So, remember those X-Men coasters I featured last year? Well, guess what? That’s right, you guessed correctly, even though there’s a pretty big clue in this post’s title…
Today we’re looking at Superman coasters! But these are no fantasy, no careless product of wild imagination, no beermat-like cardboard discs churned out as a cheap promotional product. These are the real deal: a genuine you-could-buy-them-from-a-store item!
You get six in a set — all identical — and they come in a very neat cylindrical tin decorated with panels from 1960s (I think) Superman comics.
The coasters within are about 90mm in diameter (which converts to 3½” taking inflation into account), and are metal (probably tin: they’re highly ferromagnetic, so I know they’re not aluminium) over a cork base…
So, quality product there! They arrived in my possession some years ago courtesy of my friend Pádraig Ó Méalóid who was doing a “clear-out.” (Apparently, this is the process of reducing the amount of items in one’s home. Strange indeed! Why would anyone want fewer things?)
Now, as to why these things actually exist — aside from “people like Superman: they might buy an object if it bears his symbol” — well, it’s not easy to recreate the sort of mental leap that someone involved in the design process must have made, but let’s give it a go…
Superman is a comic-book character, people read comics, sometimes they will do so while consuming a beverage, and a beverage’s container must never, ever — according to one’s mammy, and that one weird friend we all have whose house looks like a showroom decorated with items chosen because they were expensive and not because they were nice — come into direct contact with the surface of a tabletop. Ta-daa — mystery solved!

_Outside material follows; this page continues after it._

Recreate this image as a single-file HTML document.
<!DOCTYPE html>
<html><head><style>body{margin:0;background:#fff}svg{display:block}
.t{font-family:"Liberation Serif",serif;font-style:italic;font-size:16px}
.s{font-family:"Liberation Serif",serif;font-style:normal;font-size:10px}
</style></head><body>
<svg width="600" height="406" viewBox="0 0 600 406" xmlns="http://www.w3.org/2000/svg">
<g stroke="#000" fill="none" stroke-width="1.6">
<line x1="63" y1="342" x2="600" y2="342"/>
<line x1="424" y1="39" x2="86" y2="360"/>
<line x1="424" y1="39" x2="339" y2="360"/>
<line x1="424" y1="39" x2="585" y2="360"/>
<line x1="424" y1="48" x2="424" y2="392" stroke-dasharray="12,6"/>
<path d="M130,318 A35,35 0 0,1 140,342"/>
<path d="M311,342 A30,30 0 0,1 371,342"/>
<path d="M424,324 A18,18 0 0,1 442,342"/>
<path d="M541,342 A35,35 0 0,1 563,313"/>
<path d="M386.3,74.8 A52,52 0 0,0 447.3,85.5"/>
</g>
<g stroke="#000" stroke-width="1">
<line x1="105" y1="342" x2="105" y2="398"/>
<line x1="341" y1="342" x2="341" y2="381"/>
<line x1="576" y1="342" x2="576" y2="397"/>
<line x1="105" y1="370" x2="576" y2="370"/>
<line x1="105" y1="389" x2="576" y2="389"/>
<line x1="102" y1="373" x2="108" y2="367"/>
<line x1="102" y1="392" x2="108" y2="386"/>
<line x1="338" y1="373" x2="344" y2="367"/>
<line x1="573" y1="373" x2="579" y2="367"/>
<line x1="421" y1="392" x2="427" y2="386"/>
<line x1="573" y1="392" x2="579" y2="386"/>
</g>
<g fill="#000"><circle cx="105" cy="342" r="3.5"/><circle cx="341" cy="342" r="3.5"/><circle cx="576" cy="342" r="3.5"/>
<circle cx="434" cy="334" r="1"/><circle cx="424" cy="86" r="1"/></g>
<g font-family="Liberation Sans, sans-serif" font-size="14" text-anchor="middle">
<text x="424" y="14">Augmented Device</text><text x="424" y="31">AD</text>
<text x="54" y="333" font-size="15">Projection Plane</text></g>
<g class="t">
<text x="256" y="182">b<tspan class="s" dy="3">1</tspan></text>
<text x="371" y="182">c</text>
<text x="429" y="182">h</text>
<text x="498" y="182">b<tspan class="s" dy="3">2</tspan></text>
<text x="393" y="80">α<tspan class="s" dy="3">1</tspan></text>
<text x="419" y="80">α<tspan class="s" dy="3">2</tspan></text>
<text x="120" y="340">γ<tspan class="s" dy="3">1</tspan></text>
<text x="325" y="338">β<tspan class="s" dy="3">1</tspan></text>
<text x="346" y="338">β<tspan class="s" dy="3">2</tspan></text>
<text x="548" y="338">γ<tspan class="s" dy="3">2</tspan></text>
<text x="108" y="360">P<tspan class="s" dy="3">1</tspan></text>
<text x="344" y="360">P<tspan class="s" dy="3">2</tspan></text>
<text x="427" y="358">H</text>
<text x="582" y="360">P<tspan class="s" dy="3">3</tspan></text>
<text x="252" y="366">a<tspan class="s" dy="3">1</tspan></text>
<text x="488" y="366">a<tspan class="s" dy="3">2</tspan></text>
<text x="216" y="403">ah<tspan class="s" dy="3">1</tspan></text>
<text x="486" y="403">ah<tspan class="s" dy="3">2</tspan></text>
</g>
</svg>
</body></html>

That said, I really do like these coasters — though of course I’ve never actually used them for coasting purposes: they’re much too nice for that — but then I have a great love for the Superman shield, as established readers might recall.

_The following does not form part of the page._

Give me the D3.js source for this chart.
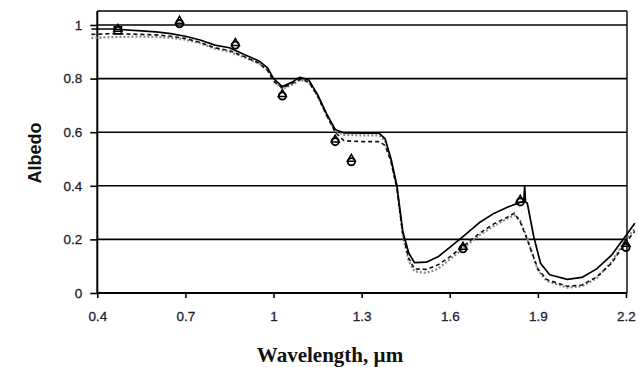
<!DOCTYPE html>
<html><head><meta charset="utf-8">
<script src="https://cdn.jsdelivr.net/npm/d3@7"></script>
<style>body{margin:0;background:#fff}svg{display:block}</style>
</head><body>
<svg id="c" width="639" height="367"></svg>
<script>
// ---- data ----
const xTicks = [0.4, 0.7, 1.0, 1.3, 1.6, 1.9, 2.2];
const xTickLabels = ["0.4", "0.7", "1", "1.3", "1.6", "1.9", "2.2"];
const yTicks = [0, 0.2, 0.4, 0.6, 0.8, 1.0];
const yTickLabels = ["0", "0.2", "0.4", "0.6", "0.8", "1"];

const solidWl  = [0.38,0.45,0.55,0.6,0.65,0.7,0.75,0.8,0.85,0.9,0.95,0.98,1.0,1.03,1.06,1.09,1.12,1.15,1.18,1.21,1.24,1.3,1.36,1.38,1.40,1.42,1.44,1.46,1.48,1.52,1.56,1.6,1.65,1.7,1.75,1.8,1.84,1.852,1.855,1.858,1.864,1.886,1.909,1.94,2.0,2.05,2.1,2.15,2.2,2.23];
const solidAlb = [0.985,0.985,0.978,0.974,0.968,0.958,0.944,0.925,0.915,0.89,0.866,0.84,0.80,0.77,0.785,0.805,0.795,0.74,0.67,0.61,0.597,0.596,0.596,0.575,0.50,0.40,0.23,0.15,0.113,0.115,0.135,0.17,0.215,0.262,0.297,0.322,0.338,0.341,0.40,0.34,0.335,0.21,0.111,0.068,0.051,0.058,0.09,0.14,0.215,0.26];

const dashWl  = [0.38,0.45,0.55,0.6,0.65,0.7,0.75,0.8,0.85,0.9,0.95,0.98,1.0,1.03,1.06,1.09,1.12,1.15,1.18,1.21,1.24,1.3,1.36,1.38,1.40,1.42,1.44,1.46,1.48,1.52,1.56,1.6,1.65,1.7,1.75,1.8,1.82,1.84,1.86,1.88,1.9,1.93,2.0,2.05,2.1,2.15,2.2,2.23];
const dashAlb = [0.965,0.968,0.965,0.963,0.958,0.95,0.935,0.915,0.905,0.882,0.858,0.83,0.79,0.765,0.78,0.797,0.788,0.735,0.665,0.60,0.568,0.565,0.565,0.55,0.49,0.39,0.22,0.13,0.09,0.088,0.105,0.135,0.178,0.222,0.258,0.285,0.298,0.265,0.21,0.15,0.09,0.05,0.025,0.03,0.06,0.11,0.19,0.23];

const dotWl  = [0.38,0.45,0.55,0.6,0.65,0.7,0.75,0.8,0.85,0.9,0.95,0.98,1.0,1.03,1.06,1.09,1.12,1.15,1.18,1.21,1.24,1.3,1.36,1.38,1.40,1.42,1.44,1.46,1.48,1.52,1.56,1.6,1.65,1.7,1.75,1.8,1.82,1.84,1.86,1.88,1.9,1.93,2.0,2.05,2.1,2.15,2.2,2.23];
const dotAlb = [0.952,0.955,0.957,0.955,0.952,0.945,0.932,0.912,0.90,0.88,0.857,0.832,0.795,0.762,0.775,0.795,0.787,0.735,0.665,0.605,0.59,0.588,0.588,0.568,0.495,0.395,0.215,0.12,0.08,0.075,0.09,0.125,0.17,0.215,0.25,0.28,0.29,0.27,0.215,0.15,0.085,0.045,0.02,0.025,0.055,0.115,0.20,0.24];

const circWl  = [0.68,0.87,1.03,1.21,1.265,1.645,1.84,2.2];
const circAlb = [1.005,0.925,0.735,0.565,0.49,0.165,0.34,0.17];
const triWl   = [0.47,0.68,0.87,1.03,1.21,1.265,1.645,1.84,2.2];
const triAlb  = [0.985,1.015,0.932,0.742,0.572,0.5,0.172,0.347,0.183];
const sqWl    = [0.47];
const sqAlb   = [0.98];

// ---- chart ----
const svg = d3.select("#c");
const x = d3.scaleLinear().domain([0.4, 2.2]).range([97.3, 626]);
const y = d3.scaleLinear().domain([0, 1]).range([293, 25]);
const plotTop = y(1.052), plotRight = 627;

// gridlines
svg.append("g").selectAll("line").data(yTicks.filter(d => d > 0)).join("line")
  .attr("x1", x(0.4)).attr("x2", plotRight).attr("y1", d => y(d)).attr("y2", d => y(d))
  .attr("stroke", "#000").attr("stroke-width", 1.6);
// frame top/right
svg.append("line").attr("x1", x(0.4)).attr("x2", plotRight).attr("y1", plotTop).attr("y2", plotTop)
  .attr("stroke", "#000").attr("stroke-width", 1.4);
svg.append("line").attr("x1", plotRight).attr("x2", plotRight).attr("y1", plotTop).attr("y2", y(0))
  .attr("stroke", "#000").attr("stroke-width", 1.4);

// axes
const font = "Arial, 'Liberation Sans', sans-serif";
const xAxis = d3.axisBottom(x).tickValues(xTicks).tickSize(5).tickPadding(13)
  .tickFormat((d, i) => xTickLabels[i]);
const gx = svg.append("g").attr("transform", `translate(0,${y(0)})`).call(xAxis);
gx.select(".domain").attr("stroke", "#000").attr("stroke-width", 2).attr("d", `M${x(0.4)},0H${plotRight}`);
gx.selectAll(".tick line").attr("stroke", "#000").attr("stroke-width", 1.6);
gx.selectAll("text").attr("font-family", font).attr("font-size", 13.5).attr("fill", "#222234")
  .attr("stroke", "#222234").attr("stroke-width", 0.3);

const yAxis = d3.axisLeft(y).tickValues(yTicks).tickSize(7).tickPadding(8)
  .tickFormat((d, i) => yTickLabels[i]);
const gy = svg.append("g").attr("transform", `translate(${x(0.4)},0)`).call(yAxis);
gy.select(".domain").attr("stroke", "#000").attr("stroke-width", 2).attr("d", `M0,${plotTop}V${y(0)}`);
gy.selectAll(".tick line").attr("stroke", "#000").attr("stroke-width", 1.6);
gy.selectAll("text").attr("font-family", font).attr("font-size", 13.5).attr("fill", "#222234")
  .attr("stroke", "#222234").attr("stroke-width", 0.3);

// lines
const line = d3.line().x(d => x(d[0])).y(d => y(d[1]));
const series = [
  {wl: dotWl, alb: dotAlb, stroke: "#8a8a8a", w: 2.2, dash: "2,2"},
  {wl: dashWl, alb: dashAlb, stroke: "#111", w: 1.6, dash: "4,3"},
  {wl: solidWl, alb: solidAlb, stroke: "#000", w: 1.7, dash: null}
];
series.forEach(s => {
  svg.append("path").datum(d3.zip(s.wl, s.alb)).attr("d", line)
    .attr("fill", "none").attr("stroke", s.stroke).attr("stroke-width", s.w)
    .attr("stroke-dasharray", s.dash).attr("stroke-linejoin", "round");
});

// markers
svg.append("g").selectAll("circle").data(d3.zip(circWl, circAlb)).join("circle")
  .attr("cx", d => x(d[0])).attr("cy", d => y(d[1])).attr("r", 3.6)
  .attr("fill", "none").attr("stroke", "#000").attr("stroke-width", 1.9);
const tri = d3.symbol().type(d3.symbolTriangle).size(28);
svg.append("g").selectAll("path").data(d3.zip(triWl, triAlb)).join("path")
  .attr("transform", d => `translate(${x(d[0])},${y(d[1])})`).attr("d", tri)
  .attr("fill", "none").attr("stroke", "#000").attr("stroke-width", 1.5);
svg.append("g").selectAll("rect").data(d3.zip(sqWl, sqAlb)).join("rect")
  .attr("x", d => x(d[0]) - 3.5).attr("y", d => y(d[1]) - 3.5).attr("width", 7).attr("height", 7)
  .attr("fill", "none").attr("stroke", "#000").attr("stroke-width", 1.8);

// titles
svg.append("text").attr("x", 330).attr("y", 362).attr("text-anchor", "middle")
  .attr("font-family", "'Liberation Serif', 'Times New Roman', serif").attr("font-weight", "bold")
  .attr("font-size", 21).attr("fill", "#111").text("Wavelength, µm");
svg.append("text").attr("transform", "translate(41,153) rotate(-90)").attr("text-anchor", "middle")
  .attr("font-family", font).attr("font-weight", "bold")
  .attr("font-size", 18).attr("fill", "#111").text("Albedo");
</script>
</body></html>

Bonus: I wonder if it’d be possible to scan the outsides of the tin by rolling it along my scanner in synch with the scanning process…? The tin’s outer diameter is around 96mm (larger than the items it contains, because of physics), and that tells us that the circumference is approximately 301.59mm… which is slightly longer than my scanner can manage so I’d have to give it a couple of goes from different starting-points and then stitch the images together.
Still, let’s give that a shot, shall we?
Yeah… that wasn’t tremendously successful, but it was still worth trying!